▶ _To be done_
Each line from the start of the data below through the one containing "from matplotlib.patches import Rectangle" must be reproduced exactly.

▶ _Collected material_
*-*-*

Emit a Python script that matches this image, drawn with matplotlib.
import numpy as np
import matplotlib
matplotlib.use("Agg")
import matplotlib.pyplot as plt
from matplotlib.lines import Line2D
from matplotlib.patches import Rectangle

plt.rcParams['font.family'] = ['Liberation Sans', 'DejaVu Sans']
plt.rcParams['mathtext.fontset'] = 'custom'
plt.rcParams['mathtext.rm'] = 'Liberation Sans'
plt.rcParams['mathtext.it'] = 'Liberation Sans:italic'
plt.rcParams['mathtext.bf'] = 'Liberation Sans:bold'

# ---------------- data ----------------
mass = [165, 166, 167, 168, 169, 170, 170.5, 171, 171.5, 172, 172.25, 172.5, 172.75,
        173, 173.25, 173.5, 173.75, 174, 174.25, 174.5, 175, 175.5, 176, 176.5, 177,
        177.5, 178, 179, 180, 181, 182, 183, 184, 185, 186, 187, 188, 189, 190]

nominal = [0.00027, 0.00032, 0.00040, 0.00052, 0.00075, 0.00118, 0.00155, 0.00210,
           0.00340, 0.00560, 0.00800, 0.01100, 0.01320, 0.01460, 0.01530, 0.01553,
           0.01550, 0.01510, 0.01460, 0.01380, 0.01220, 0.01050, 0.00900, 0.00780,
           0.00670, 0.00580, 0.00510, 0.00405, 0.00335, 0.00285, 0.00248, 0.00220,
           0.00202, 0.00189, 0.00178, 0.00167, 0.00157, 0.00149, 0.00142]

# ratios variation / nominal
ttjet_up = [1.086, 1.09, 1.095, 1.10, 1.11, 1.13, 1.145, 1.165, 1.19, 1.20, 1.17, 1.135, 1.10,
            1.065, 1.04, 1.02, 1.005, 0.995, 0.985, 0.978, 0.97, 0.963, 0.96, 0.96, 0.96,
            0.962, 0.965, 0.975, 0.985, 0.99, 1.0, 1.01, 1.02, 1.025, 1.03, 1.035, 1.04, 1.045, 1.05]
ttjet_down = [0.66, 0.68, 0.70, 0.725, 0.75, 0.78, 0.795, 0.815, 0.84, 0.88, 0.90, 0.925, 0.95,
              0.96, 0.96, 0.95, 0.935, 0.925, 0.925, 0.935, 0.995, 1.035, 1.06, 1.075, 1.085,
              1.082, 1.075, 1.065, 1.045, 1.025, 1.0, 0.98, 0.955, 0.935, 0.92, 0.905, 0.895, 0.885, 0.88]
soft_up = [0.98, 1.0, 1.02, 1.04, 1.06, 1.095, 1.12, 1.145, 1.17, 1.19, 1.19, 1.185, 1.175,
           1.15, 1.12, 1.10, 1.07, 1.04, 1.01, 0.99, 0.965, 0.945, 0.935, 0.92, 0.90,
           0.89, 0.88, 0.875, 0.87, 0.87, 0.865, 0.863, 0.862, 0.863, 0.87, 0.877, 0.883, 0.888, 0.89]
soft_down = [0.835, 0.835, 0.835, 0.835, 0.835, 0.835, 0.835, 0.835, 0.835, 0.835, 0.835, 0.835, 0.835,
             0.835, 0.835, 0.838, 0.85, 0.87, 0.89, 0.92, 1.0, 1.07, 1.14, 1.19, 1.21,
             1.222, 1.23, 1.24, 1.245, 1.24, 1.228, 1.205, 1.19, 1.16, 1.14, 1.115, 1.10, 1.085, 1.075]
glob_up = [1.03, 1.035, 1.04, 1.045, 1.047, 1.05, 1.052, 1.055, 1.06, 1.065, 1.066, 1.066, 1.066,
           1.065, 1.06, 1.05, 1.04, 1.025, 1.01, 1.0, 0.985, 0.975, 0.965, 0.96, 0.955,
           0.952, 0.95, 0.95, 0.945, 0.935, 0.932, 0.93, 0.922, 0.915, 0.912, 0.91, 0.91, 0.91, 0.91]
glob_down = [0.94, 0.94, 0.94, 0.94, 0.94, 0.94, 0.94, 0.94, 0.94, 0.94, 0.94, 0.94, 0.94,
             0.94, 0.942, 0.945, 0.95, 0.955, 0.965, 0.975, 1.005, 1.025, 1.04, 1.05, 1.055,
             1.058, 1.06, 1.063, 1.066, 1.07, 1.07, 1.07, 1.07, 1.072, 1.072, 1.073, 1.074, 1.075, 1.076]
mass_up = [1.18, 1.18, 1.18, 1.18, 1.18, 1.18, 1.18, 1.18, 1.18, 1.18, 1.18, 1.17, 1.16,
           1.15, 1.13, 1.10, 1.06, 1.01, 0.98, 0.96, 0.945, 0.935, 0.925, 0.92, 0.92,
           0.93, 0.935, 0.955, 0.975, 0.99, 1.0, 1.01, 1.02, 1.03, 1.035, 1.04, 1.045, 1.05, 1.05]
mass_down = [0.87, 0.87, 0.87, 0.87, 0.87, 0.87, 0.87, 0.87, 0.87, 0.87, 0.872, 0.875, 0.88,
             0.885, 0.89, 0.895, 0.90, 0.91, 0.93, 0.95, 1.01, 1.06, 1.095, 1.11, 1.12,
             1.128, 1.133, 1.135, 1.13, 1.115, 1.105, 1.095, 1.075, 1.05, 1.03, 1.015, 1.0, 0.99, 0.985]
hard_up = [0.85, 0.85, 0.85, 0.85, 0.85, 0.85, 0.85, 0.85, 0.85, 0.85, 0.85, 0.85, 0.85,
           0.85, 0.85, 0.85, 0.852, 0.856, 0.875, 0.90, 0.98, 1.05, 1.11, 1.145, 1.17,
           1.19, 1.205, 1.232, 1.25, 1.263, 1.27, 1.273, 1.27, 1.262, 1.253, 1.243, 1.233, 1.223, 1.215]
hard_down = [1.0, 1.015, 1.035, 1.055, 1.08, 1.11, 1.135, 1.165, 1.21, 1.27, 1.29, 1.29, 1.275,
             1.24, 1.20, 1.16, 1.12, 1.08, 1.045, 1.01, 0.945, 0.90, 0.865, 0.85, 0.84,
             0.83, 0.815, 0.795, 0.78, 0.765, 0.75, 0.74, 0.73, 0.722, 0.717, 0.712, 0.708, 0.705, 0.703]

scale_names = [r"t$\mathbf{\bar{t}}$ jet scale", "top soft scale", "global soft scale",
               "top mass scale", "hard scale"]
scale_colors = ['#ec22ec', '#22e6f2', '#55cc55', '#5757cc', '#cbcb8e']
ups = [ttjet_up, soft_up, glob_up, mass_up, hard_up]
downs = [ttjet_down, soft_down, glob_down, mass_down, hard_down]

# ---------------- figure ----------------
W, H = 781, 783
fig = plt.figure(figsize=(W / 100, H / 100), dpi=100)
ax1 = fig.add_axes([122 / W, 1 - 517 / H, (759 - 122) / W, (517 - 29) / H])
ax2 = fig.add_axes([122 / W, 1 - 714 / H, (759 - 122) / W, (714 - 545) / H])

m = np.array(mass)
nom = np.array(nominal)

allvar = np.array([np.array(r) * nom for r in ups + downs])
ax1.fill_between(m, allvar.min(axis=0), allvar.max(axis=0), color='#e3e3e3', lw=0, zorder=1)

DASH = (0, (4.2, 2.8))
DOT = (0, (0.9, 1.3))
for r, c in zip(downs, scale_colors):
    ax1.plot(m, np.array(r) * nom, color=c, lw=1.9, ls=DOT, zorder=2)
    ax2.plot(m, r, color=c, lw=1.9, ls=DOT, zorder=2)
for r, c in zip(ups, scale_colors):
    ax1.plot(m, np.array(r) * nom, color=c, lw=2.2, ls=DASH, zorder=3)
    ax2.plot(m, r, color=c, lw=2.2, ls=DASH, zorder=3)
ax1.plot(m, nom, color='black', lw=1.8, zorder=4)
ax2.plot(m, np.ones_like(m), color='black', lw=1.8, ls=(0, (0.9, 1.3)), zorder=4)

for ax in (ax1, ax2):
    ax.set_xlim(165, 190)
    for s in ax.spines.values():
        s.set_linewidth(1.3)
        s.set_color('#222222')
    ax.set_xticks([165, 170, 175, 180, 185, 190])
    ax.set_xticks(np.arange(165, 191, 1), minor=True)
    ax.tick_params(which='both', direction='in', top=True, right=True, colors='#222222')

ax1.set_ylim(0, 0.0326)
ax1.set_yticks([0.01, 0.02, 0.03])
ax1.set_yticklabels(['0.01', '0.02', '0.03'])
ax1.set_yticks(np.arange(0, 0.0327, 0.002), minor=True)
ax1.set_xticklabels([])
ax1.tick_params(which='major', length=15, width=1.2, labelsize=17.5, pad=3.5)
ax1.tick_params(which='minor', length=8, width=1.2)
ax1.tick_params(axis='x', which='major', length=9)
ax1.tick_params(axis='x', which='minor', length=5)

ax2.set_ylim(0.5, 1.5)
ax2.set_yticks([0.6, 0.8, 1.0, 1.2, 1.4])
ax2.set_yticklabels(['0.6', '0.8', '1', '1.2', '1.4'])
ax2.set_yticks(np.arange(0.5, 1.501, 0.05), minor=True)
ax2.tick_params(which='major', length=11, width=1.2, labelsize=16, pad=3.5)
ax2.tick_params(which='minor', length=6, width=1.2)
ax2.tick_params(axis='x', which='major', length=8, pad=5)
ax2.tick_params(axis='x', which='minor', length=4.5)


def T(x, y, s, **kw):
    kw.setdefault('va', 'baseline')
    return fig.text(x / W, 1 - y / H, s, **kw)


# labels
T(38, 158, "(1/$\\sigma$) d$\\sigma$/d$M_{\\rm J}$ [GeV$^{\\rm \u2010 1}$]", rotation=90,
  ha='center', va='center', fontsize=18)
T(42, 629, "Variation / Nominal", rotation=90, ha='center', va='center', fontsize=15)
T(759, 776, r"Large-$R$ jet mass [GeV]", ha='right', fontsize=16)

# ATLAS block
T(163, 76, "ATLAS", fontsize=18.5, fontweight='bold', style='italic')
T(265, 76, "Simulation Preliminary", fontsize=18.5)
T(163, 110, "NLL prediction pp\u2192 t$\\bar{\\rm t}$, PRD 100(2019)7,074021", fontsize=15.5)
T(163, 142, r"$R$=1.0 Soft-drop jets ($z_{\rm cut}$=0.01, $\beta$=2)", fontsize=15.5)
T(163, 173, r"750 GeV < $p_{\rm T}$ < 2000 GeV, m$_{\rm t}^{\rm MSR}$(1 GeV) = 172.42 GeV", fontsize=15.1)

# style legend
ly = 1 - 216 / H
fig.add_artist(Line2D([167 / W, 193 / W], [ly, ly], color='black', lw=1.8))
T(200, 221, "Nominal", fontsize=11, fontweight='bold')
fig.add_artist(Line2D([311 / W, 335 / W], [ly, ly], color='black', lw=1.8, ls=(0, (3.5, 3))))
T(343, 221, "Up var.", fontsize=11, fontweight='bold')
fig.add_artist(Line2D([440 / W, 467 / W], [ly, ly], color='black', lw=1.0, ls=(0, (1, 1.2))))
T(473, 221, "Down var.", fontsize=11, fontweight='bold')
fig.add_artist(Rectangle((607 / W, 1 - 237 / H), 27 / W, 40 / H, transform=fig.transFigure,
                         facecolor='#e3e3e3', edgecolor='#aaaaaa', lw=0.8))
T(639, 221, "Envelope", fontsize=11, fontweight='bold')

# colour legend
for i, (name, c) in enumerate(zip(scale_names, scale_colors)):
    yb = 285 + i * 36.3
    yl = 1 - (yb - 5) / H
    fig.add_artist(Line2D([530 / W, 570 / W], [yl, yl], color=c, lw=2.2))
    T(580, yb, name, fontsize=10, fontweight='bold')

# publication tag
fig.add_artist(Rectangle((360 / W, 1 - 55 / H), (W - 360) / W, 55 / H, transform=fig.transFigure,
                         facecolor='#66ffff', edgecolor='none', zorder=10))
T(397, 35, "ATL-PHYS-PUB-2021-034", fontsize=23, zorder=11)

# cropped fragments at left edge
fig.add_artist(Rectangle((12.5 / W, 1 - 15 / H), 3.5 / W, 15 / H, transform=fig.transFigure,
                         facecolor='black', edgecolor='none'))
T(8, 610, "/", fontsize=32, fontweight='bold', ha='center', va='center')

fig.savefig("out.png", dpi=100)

*-*-*

▶ _Reply_
Emit a Python script that matches this image, drawn with matplotlib.
import numpy as np
import matplotlib
matplotlib.use("Agg")
import matplotlib.pyplot as plt
from matplotlib.lines import Line2D
from matplotlib.patches import Rectangle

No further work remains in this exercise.